#### INFORMATION SUPPLIED ####

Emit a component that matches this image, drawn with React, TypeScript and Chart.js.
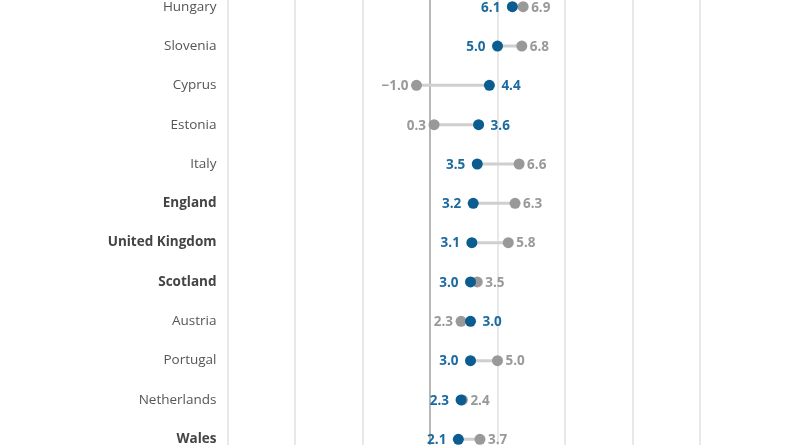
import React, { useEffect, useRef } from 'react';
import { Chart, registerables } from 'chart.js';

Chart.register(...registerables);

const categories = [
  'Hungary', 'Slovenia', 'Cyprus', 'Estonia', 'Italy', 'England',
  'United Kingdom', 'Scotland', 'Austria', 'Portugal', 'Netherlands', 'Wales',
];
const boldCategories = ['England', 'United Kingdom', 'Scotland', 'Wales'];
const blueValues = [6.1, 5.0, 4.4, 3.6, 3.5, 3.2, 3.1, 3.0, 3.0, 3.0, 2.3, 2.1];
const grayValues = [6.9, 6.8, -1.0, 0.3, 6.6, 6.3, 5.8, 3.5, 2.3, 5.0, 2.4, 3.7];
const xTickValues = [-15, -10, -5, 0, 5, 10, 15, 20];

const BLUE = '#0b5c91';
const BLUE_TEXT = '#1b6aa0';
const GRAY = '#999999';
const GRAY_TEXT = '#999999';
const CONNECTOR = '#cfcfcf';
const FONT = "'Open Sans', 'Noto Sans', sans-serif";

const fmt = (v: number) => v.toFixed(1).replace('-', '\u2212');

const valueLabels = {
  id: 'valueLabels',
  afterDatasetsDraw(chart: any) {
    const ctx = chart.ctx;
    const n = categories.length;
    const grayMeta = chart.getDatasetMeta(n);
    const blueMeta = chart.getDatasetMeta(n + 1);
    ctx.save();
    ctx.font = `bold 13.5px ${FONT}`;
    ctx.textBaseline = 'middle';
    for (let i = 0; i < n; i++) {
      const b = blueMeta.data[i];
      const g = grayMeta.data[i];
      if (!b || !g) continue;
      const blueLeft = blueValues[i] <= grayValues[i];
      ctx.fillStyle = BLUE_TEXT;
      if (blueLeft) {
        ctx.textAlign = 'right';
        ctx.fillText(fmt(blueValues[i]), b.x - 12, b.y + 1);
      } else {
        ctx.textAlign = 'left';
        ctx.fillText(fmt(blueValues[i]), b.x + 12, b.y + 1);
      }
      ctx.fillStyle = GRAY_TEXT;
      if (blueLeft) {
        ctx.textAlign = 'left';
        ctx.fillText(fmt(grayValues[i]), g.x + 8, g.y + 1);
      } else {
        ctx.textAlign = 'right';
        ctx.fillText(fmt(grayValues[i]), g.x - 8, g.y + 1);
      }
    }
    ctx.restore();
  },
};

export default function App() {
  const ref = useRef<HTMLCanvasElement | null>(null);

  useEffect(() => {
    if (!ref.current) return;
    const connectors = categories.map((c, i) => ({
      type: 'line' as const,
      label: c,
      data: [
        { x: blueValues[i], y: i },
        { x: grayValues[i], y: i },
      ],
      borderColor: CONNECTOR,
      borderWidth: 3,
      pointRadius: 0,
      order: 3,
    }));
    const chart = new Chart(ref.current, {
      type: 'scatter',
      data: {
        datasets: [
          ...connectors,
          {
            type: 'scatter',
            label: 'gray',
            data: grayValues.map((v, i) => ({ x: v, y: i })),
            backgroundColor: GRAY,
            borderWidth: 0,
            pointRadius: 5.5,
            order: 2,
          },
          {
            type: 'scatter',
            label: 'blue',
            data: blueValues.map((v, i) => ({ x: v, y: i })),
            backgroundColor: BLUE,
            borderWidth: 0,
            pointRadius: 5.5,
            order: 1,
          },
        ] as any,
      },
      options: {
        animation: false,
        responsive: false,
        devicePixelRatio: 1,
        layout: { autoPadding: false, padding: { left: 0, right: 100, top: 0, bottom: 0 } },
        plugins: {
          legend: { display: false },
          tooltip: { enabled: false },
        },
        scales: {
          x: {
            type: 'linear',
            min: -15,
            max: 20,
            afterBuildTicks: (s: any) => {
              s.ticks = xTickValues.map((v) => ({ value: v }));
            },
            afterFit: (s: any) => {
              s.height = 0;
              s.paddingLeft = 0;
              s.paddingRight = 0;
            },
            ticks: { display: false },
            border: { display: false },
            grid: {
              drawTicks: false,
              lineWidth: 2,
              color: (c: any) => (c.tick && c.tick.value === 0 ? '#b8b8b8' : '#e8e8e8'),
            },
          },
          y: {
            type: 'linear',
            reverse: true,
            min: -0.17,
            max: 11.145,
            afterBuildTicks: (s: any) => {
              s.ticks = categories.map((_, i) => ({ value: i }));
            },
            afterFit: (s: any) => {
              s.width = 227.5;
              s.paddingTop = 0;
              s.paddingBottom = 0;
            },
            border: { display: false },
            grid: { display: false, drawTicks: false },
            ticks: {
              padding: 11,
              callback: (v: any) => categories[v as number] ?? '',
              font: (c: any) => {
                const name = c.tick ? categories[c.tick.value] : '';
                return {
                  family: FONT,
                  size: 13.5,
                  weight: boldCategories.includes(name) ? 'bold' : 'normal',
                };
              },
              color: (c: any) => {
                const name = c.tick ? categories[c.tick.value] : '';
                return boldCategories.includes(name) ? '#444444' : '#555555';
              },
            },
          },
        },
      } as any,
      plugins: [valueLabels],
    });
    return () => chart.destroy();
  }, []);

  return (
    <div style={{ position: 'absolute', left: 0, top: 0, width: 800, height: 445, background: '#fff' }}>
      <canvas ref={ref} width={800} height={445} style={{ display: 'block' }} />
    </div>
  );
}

####

TASK INSTRUCTIONS
Exactly reproduce the run of lines from the start of the listing through the line with "Chart.register(...registerables);", inclusive; pictures are not copied.

OUTPUT FOR THIS TASK
Emit a component that matches this image, drawn with React, TypeScript and Chart.js.
import React, { useEffect, useRef } from 'react';
import { Chart, registerables } from 'chart.js';

Chart.register(...registerables);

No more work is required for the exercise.